Managing agent smackdown spills out online
Whew. This one is ugly.
Two months ago, Queens-based property management firm Charter Management closed its doors amid reports that the district attorney had launched an investigation into whether the firm had commingled and possibly stolen clients’ money.
Tell-all interviews with two former Charter agents—each of whom had left months before the firm’s implosion—ran in the October issue of Habitat Magazine. Both men described becoming disillusioned by growing evidence of their employer’s shady business practices.
Particularly compelling was the magazine’s “Portrait of a Whistleblower” profile of one of the men, James Shields. It portrayed Shields’ dilemma in sympathetic detail, ending with the unemployed father hunting for a $7-dollar-an-hour job pizza parlor job.
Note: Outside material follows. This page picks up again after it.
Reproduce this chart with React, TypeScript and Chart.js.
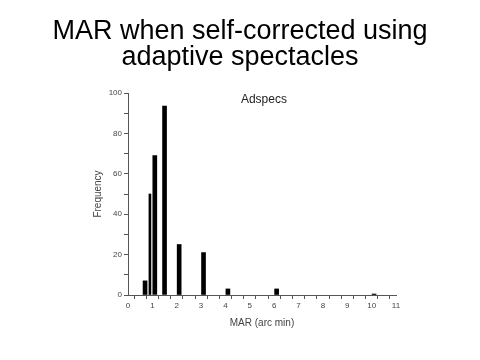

Now, as Habitat points out in the online version of its whistleblower piece, someone at Charter appears to have it in for Shields: The defunct company’s website has been transformed into one long, vicious attack on the 27-year-old ex-property manager.
Anchored at the top by a picture of a man holding his middle finger up to the camera, the new homepage claims Shields was fired after his boss found out Shields was cheating on his live-in girlfriend a.k.a. the mother of his newborn son. The accusation is illustrated with email exchanges that supposedly took place between Shields and several other women.
The site contains other emails purported to be written by board members frustrated with Shields’ performance as a managing agent, as well as a links to business ventures said to be run by Shields the “scam artist,” and some choice verbiage apparently lifted from Shields’ MySpace page. There’s also an attack on Shields’ mother.
So what accusations does the site refrain from making?
Perhaps most tellingly, it says nothing to discredit the other agent profiled by Habitat.